In recent years, women entrepreneurs in India have made remarkable progress. As more women lead businesses, manage investments, and take charge of finances, financial planning becomes not just a skill, but a necessity. For women entrepreneurs in India, having clear business finance tips and personal wealth strategies can mean the difference between struggling month-to-month and building sustainable success.
Why Financial Planning Matters
A recent survey by DBS Bank India and Haqdarshak revealed that 90% of rural women entrepreneurs save a portion of their income, but only 11% use fixed deposits or recurring deposit products and just 5% invest in gold. This points to a saving habit, yet also a gap in investment and planning. Meanwhile, reports show that almost 87% of women entrepreneurs in India self-finance their businesses, with many unable to access formal credit due to lack of documentation or collateral.
These findings underscore the importance of financial literacy, informed decision-making, and strategic planning.
Key Components of Financial Planning for Women Entrepreneurs
Here are practical financial planning strategies for women entrepreneurs India can adopt to strengthen both business and personal wealth:
- Set Clear Business and Personal Goals
Start by writing your specific short-term and long-term goals. Do you plan to expand operations in six months? Launch a new product line next year? Or save for children’s education or retirement? Defining goals helps create a roadmap, set budgets, and measure progress. - Separate Business & Personal Finances
Mixing business and personal funds can lead to accounting confusion, tax problems, and emotional stress. Women entrepreneurs who maintain separate bank accounts, track expenses rigorously, and keep personal liabilities distinct tend to make more precise decisions. Getting clarity here enables ease in scaling and in accessing loans. - Build an Emergency Safety Net
Business cycles have unexpected dips. Ensuring you have savings that cover 3-6 months of business expenses, or an emergency fund equivalent, is crucial. This financial buffer helps sustain operations during downturns, health emergencies, or personal challenges. - Invest Wisely and Diversify
Instead of holding cash or informal savings alone, look into formal financial instruments. SIPs (systematic investment plans), mutual funds, government schemes, fixed or recurring deposits, and even safe real-estate assets can help build wealth. Watch for risks, match investment choices to your risk appetite, and diversify across instruments. With SEBI pushing for sachet-size SIPs (₹250 and up) to bring more first-time women investors, these avenues are becoming more accessible. - Maintain Good Financial Records & Credit
Keeping accurate records — invoices, expenses, profit & loss statements — helps when seeking loans or financing. A strong credit history reduces borrowing costs and improves chances of approval. Many women entrepreneurs are declined credit because of lack of documentation, so proactively maintaining good records is both a shield and an asset. - Leverage Available Schemes & Institutional Support
Government and non-government schemes like the Pradhan Mantri Mudra Yojana, Stand-Up India, and bank packages aimed at women exist. Also new financial inclusion efforts are geared toward women entrepreneurs. Exploring these, engaging in financial literacy programs, and applying for credit guarantee schemes helps reduce dependency on personal savings. - Forecast & Plan for Future Expenses
Think ahead: new hires, office expansion, technological upgrades, marketing, and regulatory changes cost money. Having forecasts helps avoid unpleasant surprises and ensures you’re prepared for growth. Regularly revisit and update your financial plan as your business grows.
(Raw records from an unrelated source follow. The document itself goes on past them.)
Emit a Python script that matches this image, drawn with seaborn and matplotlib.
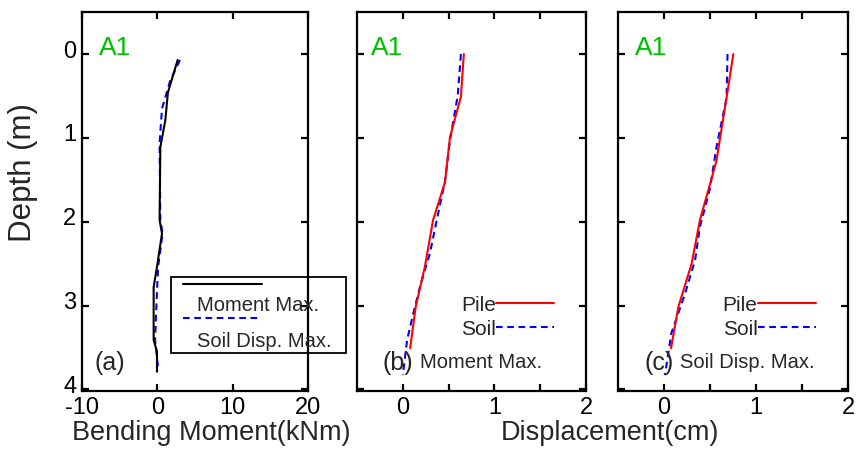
import numpy as np
import pandas as pd
import matplotlib
matplotlib.use("Agg")
import matplotlib.pyplot as plt
import matplotlib.transforms as mtransforms
import seaborn as sns
from matplotlib import font_manager
from matplotlib.lines import Line2D
from matplotlib.patches import Rectangle

# ---------------- data ----------------
# Panel (a): bending moment profiles (kNm) vs depth (m)
moment_depth = [0.07, 0.46, 0.79, 1.11, 1.98, 2.14, 2.54, 2.78, 3.41, 3.55, 3.79]
moment_at_moment_max = [2.7, 1.4, 1.06, 0.4, 0.3, 0.62, -0.05, -0.49, -0.49, -0.05, -0.05]
soil_depth_a = [0.07, 0.32, 0.65, 1.06, 1.98, 2.14, 2.54, 3.06, 3.41, 3.78]
moment_at_soil_max = [3.0, 1.7, 0.62, 0.3, 0.4, 0.7, 0.1, -0.15, -0.3, 0.15]

# Panel (b): displacement (cm) at moment max
pile_depth_b = [0.0, 0.51, 0.99, 1.53, 1.98, 2.54, 3.02, 3.51]
pile_disp_b = [0.666, 0.634, 0.515, 0.46, 0.33, 0.24, 0.14, 0.08]
soil_depth_b = [0.0, 0.49, 1.03, 1.52, 1.90, 2.38, 2.78, 3.10, 3.41, 3.83]
soil_disp_b = [0.634, 0.60, 0.515, 0.46, 0.386, 0.295, 0.186, 0.113, 0.047, 0.0]

# Panel (c): displacement (cm) at soil displacement max
pile_depth_c = [0.0, 0.52, 1.27, 1.55, 1.98, 2.50, 3.02, 3.51]
pile_disp_c = [0.753, 0.68, 0.57, 0.50, 0.39, 0.30, 0.155, 0.076]
soil_depth_c = [0.0, 0.52, 1.11, 1.60, 1.83, 2.06, 2.46, 2.86, 3.33, 3.83]
soil_disp_c = [0.69, 0.68, 0.57, 0.50, 0.446, 0.39, 0.337, 0.228, 0.08, 0.01]

depth_ticks = [0, 1, 2, 3, 4]
moment_ticks = [-10, 0, 10, 20]
disp_ticks = [0, 0.5, 1, 1.5, 2]
disp_ticklabels = ["0", "", "1", "", "2"]
panel_tags = ["(a)", "(b)", "(c)"]
panel_notes = ["", "Moment Max.", "Soil Disp. Max."]
case_label = "A1"

# ---------------- fonts ----------------
names = {f.name for f in font_manager.fontManager.ttflist}
sans = "Liberation Sans" if "Liberation Sans" in names else "DejaVu Sans"

sns.set_theme(style="white")
plt.rcParams["font.family"] = [sans, "DejaVu Sans"]
plt.rcParams["axes.linewidth"] = 1.6
plt.rcParams["axes.edgecolor"] = "black"

fig = plt.figure(figsize=(8.56, 4.51), dpi=100)
bottom, height = 0.133, 0.840
ax_a = fig.add_axes([0.0958, bottom, 0.264, height])
ax_b = fig.add_axes([0.4171, bottom, 0.2675, height])
ax_c = fig.add_axes([0.7220, bottom, 0.2687, height])

green = "#00c000"
blue = "#0000ff"
red = "#ff0000"
dash = (0, (3.2, 2.2))
lw = 1.5

# panel a
sns.lineplot(x=moment_at_soil_max, y=soil_depth_a, sort=False, estimator=None,
             ax=ax_a, color=blue, lw=lw, linestyle=dash)
sns.lineplot(x=moment_at_moment_max, y=moment_depth, sort=False, estimator=None,
             ax=ax_a, color="black", lw=lw)

# panel b
sns.lineplot(x=soil_disp_b, y=soil_depth_b, sort=False, estimator=None,
             ax=ax_b, color=blue, lw=lw, linestyle=dash)
sns.lineplot(x=pile_disp_b, y=pile_depth_b, sort=False, estimator=None,
             ax=ax_b, color=red, lw=lw)

# panel c
sns.lineplot(x=soil_disp_c, y=soil_depth_c, sort=False, estimator=None,
             ax=ax_c, color=blue, lw=lw, linestyle=dash)
sns.lineplot(x=pile_disp_c, y=pile_depth_c, sort=False, estimator=None,
             ax=ax_c, color=red, lw=lw)

tick_size = 17

for i, ax in enumerate([ax_a, ax_b, ax_c]):
    ax.set_ylim(4.02, -0.5)
    ax.set_yticks(depth_ticks)
    ax.tick_params(axis="both", which="both", direction="in", length=5, width=1.6,
                   top=True, right=True, left=True, bottom=True, pad=4, colors="black",
                   labelsize=tick_size)
    for s in ax.spines.values():
        s.set_visible(True)
        s.set_color("black")
        s.set_linewidth(1.6)
    ax.set_xlabel("")
    ax.set_ylabel("")
    ax.text([0.075, 0.06, 0.072][i], 0.905, case_label, transform=ax.transAxes,
            color=green, fontsize=19, va="center", ha="left")

ax_a.set_xlim(-10, 20)
ax_a.set_xticks(moment_ticks)
ax_a.set_xticklabels([str(t) for t in moment_ticks])
ax_a.set_yticklabels([str(t) for t in depth_ticks])
# lift depth labels slightly, as in the reference
offset = mtransforms.ScaledTranslation(0, 5 / 100, fig.dpi_scale_trans)
for lab in ax_a.get_yticklabels():
    lab.set_transform(lab.get_transform() + offset)

for ax in [ax_b, ax_c]:
    ax.set_xlim(-0.5, 2)
    ax.set_xticks(disp_ticks)
    ax.set_xticklabels(disp_ticklabels)
    ax.set_yticklabels([])

note_size = 14.5
ax_a.text(0.055, 0.074, panel_tags[0], transform=ax_a.transAxes, fontsize=18, va="center")
ax_b.text(0.11, 0.074, panel_tags[1], transform=ax_b.transAxes, fontsize=18, va="center")
ax_b.text(0.275, 0.074, panel_notes[1], transform=ax_b.transAxes, fontsize=note_size, va="center")
ax_c.text(0.115, 0.074, panel_tags[2], transform=ax_c.transAxes, fontsize=18, va="center")
ax_c.text(0.27, 0.074, panel_notes[2], transform=ax_c.transAxes, fontsize=note_size, va="center")

# legends for b and c
for ax in [ax_b, ax_c]:
    handles = [Line2D([], [], color=red, lw=lw),
               Line2D([], [], color=blue, lw=lw, linestyle=dash)]
    ax.legend(handles, ["Pile", "Soil"], loc="center left", bbox_to_anchor=(0.455, 0.195),
              markerfirst=False, frameon=False, handletextpad=0.0, handlelength=2.8,
              labelspacing=0.25, fontsize=15, borderpad=0, borderaxespad=0)

# boxed legend for panel a
ax_a.add_patch(Rectangle((0.394, 0.10), 0.774, 0.20, transform=ax_a.transAxes,
                         fill=False, edgecolor="black", lw=1.3, clip_on=False, zorder=5))
ax_a.plot([0.445, 0.795], [0.282, 0.282], transform=ax_a.transAxes, color="black",
          lw=lw, clip_on=False)
ax_a.plot([0.445, 0.79], [0.192, 0.192], transform=ax_a.transAxes, color=blue,
          lw=lw, linestyle=dash, clip_on=False)
ax_a.text(0.509, 0.227, "Moment Max.", transform=ax_a.transAxes, fontsize=note_size, va="center")
ax_a.text(0.509, 0.130, "Soil Disp. Max.", transform=ax_a.transAxes, fontsize=note_size, va="center")

# axis labels
fig.text(0.027, 0.617, "Depth (m)", rotation=90, fontsize=22.5, va="center", ha="center")
fig.text(0.247, 0.04, "Bending Moment(kNm)", ha="center", va="center", fontsize=19.5)
fig.text(0.713, 0.04, "Displacement(cm)", ha="center", va="center", fontsize=19.5)

fig.savefig("out.png", dpi=100)
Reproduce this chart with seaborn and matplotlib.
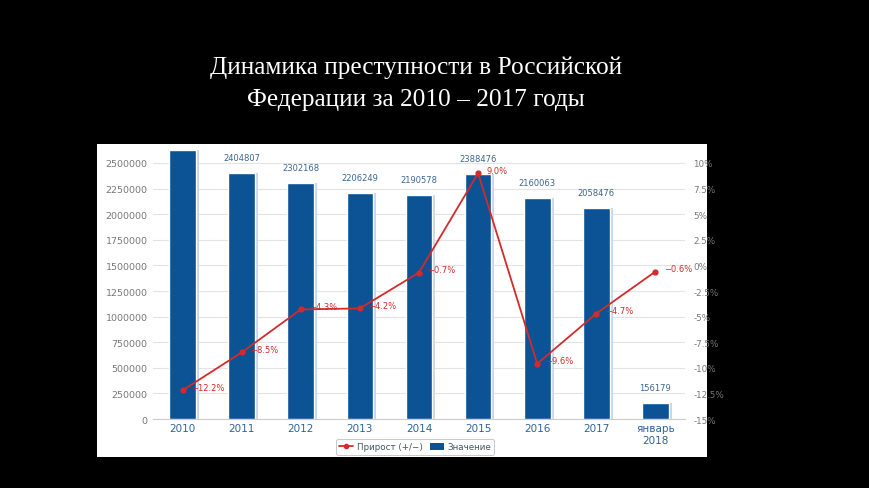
import matplotlib
matplotlib.use("Agg")
import matplotlib.pyplot as plt
import matplotlib.transforms as mtransforms
from matplotlib.patches import Rectangle, Patch
from matplotlib.lines import Line2D
import seaborn as sns
import pandas as pd

categories = ["2010", "2011", "2012", "2013", "2014", "2015", "2016", "2017", "январь\n2018"]
values = [2628799, 2404807, 2302168, 2206249, 2190578, 2388476, 2160063, 2058476, 156179]
growth = [-12.2, -8.5, -4.3, -4.2, -0.7, 9.0, -9.6, -4.7, -0.6]
left_ticks = [0, 250000, 500000, 750000, 1000000, 1250000, 1500000, 1750000, 2000000, 2250000, 2500000]
right_ticks = [-15, -12.5, -10, -7.5, -5, -2.5, 0, 2.5, 5, 7.5, 10]
right_labels = ["-15%", "-12.5%", "-10%", "-7.5%", "-5%", "-2.5%", "0%", "2.5%", "5%", "7.5%", "10%"]
title_lines = ["Динамика преступности в Российской", "Федерации за 2010 – 2017 годы"]
legend_labels = ["Прирост (+/−)", "Значение"]

df = pd.DataFrame({"cat": categories, "value": values, "growth": growth})

sns.set_theme(style="white")
plt.rcParams["font.family"] = ["DejaVu Sans"]

W, H = 870, 489
fig = plt.figure(figsize=(W / 100, H / 100), dpi=100, facecolor="black")

# white panel
fig.add_artist(Rectangle((97 / W, 1 - 458 / H), 610 / W, 313 / H,
                         transform=fig.transFigure, facecolor="white",
                         edgecolor="none", zorder=0))

for t, yy in zip(title_lines, [68, 100]):
    fig.text(416 / W, 1 - yy / H, t, color="white", ha="center", va="center",
             fontsize=18.2, family=["Liberation Serif", "DejaVu Serif"])

ax = fig.add_axes([153 / W, 1 - 420 / H, 532 / W, 273 / H])
ax.set_facecolor("white")

bar_color = "#0b5394"
sns.barplot(data=df, x="cat", y="value", order=categories, color=bar_color,
            width=0.45, saturation=1, ax=ax, zorder=3)

# subtle shadow to the right of each bar
for p in list(ax.patches):
    sh = Rectangle(p.get_xy(), p.get_width(), p.get_height(),
                   facecolor="#c9d6e6", edgecolor="none", zorder=2,
                   transform=mtransforms.offset_copy(ax.transData, fig=fig, x=3, y=0, units="dots"))
    ax.add_patch(sh)

top = 273 / 256 * 2500000
ax.set_ylim(0, top)
ax.set_xlim(-0.5, len(categories) - 0.5)
ax.set_yticks(left_ticks)
ax.set_yticklabels([str(v) for v in left_ticks])
ax.tick_params(axis="y", labelsize=6.8, colors="#777777", length=0, pad=4)
ax.tick_params(axis="x", labelsize=7.5, colors="#2e6399", length=0, pad=3)
ax.set_xlabel("")
ax.set_ylabel("")
ax.grid(axis="y", color="#e3e3e3", linewidth=0.8, zorder=0)
ax.set_axisbelow(True)
for s in ["top", "right", "left"]:
    ax.spines[s].set_visible(False)
ax.spines["bottom"].set_color("#cccccc")
ax.spines["bottom"].set_linewidth(0.8)

# value labels (clipped to the plotting area like the original)
for p, v in zip(ax.patches[:len(values)], values):
    ax.annotate(str(v), (p.get_x() + p.get_width() / 2, p.get_height()),
                xytext=(0, 8), textcoords="offset points", ha="center",
                va="bottom", fontsize=6, color="#3d6691", clip_on=True)

ax2 = ax.twinx()
ax2.set_position(ax.get_position())
sns.pointplot(data=df, x="cat", y="growth", order=categories, color="#d42a2a",
              markers="o", markersize=3.5, linewidth=1.3, ax=ax2, zorder=5)
ax2.set_ylim(-15, top / 100000 - 15)
ax2.set_xlim(-0.5, len(categories) - 0.5)
ax2.set_yticks(right_ticks)
ax2.set_yticklabels(right_labels)
ax2.tick_params(axis="y", labelsize=6.3, colors="#777777", length=0, pad=6)
ax2.set_ylabel("")
ax2.set_xlabel("")
for s in ax2.spines.values():
    s.set_visible(False)
ax2.grid(False)

for i, g in enumerate(growth):
    lbl = f"{g:.1f}%".replace("-", "−")
    ax2.annotate(lbl, (i, g), xytext=(6, 2), textcoords="offset points",
                 ha="left", va="center", fontsize=6, color="#d42a2a", zorder=6)

handles = [Line2D([0], [0], color="#d42a2a", marker="o", markersize=3, linewidth=1.3),
           Patch(facecolor=bar_color, edgecolor="none")]
leg = fig.legend(handles, legend_labels, loc="center", bbox_to_anchor=(415 / W, 1 - 448 / H),
                 ncol=2, fontsize=6.3, frameon=True, handlelength=1.6, handleheight=0.8,
                 columnspacing=0.8, handletextpad=0.4, borderpad=0.35, fancybox=True)
leg.get_frame().set_edgecolor("#bbbbbb")
leg.get_frame().set_linewidth(0.7)
for t in leg.get_texts():
    t.set_color("#445566")

fig.savefig("out.png", dpi=100, facecolor="black")
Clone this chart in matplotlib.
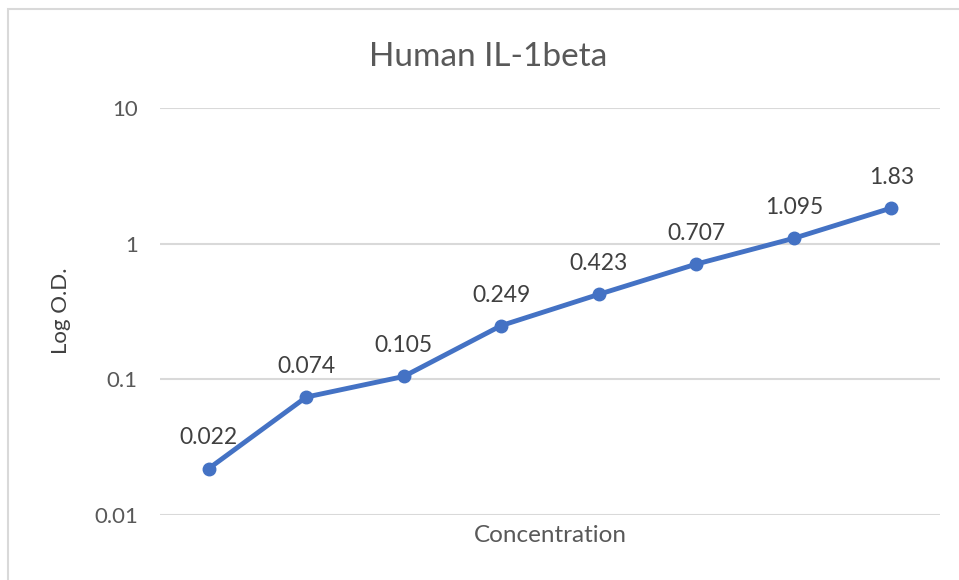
import numpy as np
import matplotlib
matplotlib.use('Agg')
import matplotlib.pyplot as plt
from matplotlib.patches import Rectangle

plt.rcParams['font.family'] = ['Lato', 'DejaVu Sans']

# =============================================
# Data
# =============================================

concentration = ['c1', 'c2', 'c3', 'c4', 'c5', 'c6', 'c7', 'c8']
od = [0.022, 0.074, 0.105, 0.249, 0.423, 0.707, 1.095, 1.83]
od_labels = ['0.022', '0.074', '0.105', '0.249', '0.423', '0.707', '1.095', '1.83']
yticks = [0.01, 0.1, 1, 10]
ytick_labels = ['0.01', '0.1', '1', '10']

# =============================================
# Plot
# =============================================

fig = plt.figure(figsize=(9.59, 5.8), dpi=100)
fig.patches.append(Rectangle((8/959, -0.1), 1.2, 1 - 9/580 + 0.1, transform=fig.transFigure,
                             fill=False, edgecolor='#d9d9d9', linewidth=1.5))

ax = fig.add_axes([160/959, 1 - 515/580, 780/959, (515 - 108)/580])
xx = np.arange(len(od))
ax.plot(xx, od, color='#4472C4', linewidth=3.5, marker='o', markersize=9,
        solid_capstyle='round', zorder=3)

for x, y, t in zip(xx, od, od_labels):
    ax.annotate(t, (x, y), xytext=(0, 22), textcoords='offset points',
                ha='center', va='center', fontsize=16.5, color='#404040')

ax.set_yscale('log')
ax.set_ylim(0.01, 10)
ax.set_xlim(-0.5, len(od) - 0.5)
ax.set_yticks(yticks)
ax.set_yticklabels(ytick_labels)
ax.minorticks_off()
ax.set_xticks([])
ax.tick_params(axis='y', length=0, pad=16, labelsize=16, labelcolor='#595959')
ax.grid(axis='y', color='#d9d9d9', linewidth=1.5)
ax.set_axisbelow(True)
for s in ax.spines.values():
    s.set_visible(False)

# chart title is centred on the whole chart frame, not the plot area
fig.text(488/959, 1 - 66/580, 'Human IL-1beta', fontsize=24, color='#595959',
         ha='center', va='baseline')
ax.set_xlabel('Concentration', fontsize=17.5, color='#595959', labelpad=7)
fig.text(61/959, 1 - 311/580, 'Log O.D.', fontsize=16, color='#404040',
         rotation=90, ha='center', va='center')

fig.savefig('out.png', dpi=100)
Challenges & How to Overcome Them
- Access to Formal Finance: Many women face difficulties getting loans or credit due to lack of collateral or business registration. Overcoming this involves building documentation, applying to women-friendly finance schemes, and sometimes partnering or network-building to meet eligibility.
- Financial Literacy Gaps: Not knowing how investments work, or how interest and credit terms are structured, can lead to poor decisions. Participating in workshops, reading credible resources, or working with mentors helps bridge the gap.
- Irregular Cash Flow: Especially in small or emerging businesses, revenue can be unpredictable. Managing cash flow, keeping expenses lean, and holding reserves are vital strategies to avoid crises.
The Way Forward
Women entrepreneurs India stands to gain a lot by treating financial planning as a core business capability rather than an afterthought.
With incentives like SEBI’s push for low-minimum SIPs for women investors, and increasing programs aimed at bridging the gender credit gap, the environment is improving.
When women plan, invest, manage risk, and seek support, they not only secure their personal financial health, they also strengthen their businesses, communities, and the economy as a whole.
For women entrepreneurs in India, financial planning is the foundation of sustainable growth. Whether you are starting out or scaling up, following these business finance tips from goal setting to proper investing, strong records to leveraging schemes will help you build both personal wealth and business success.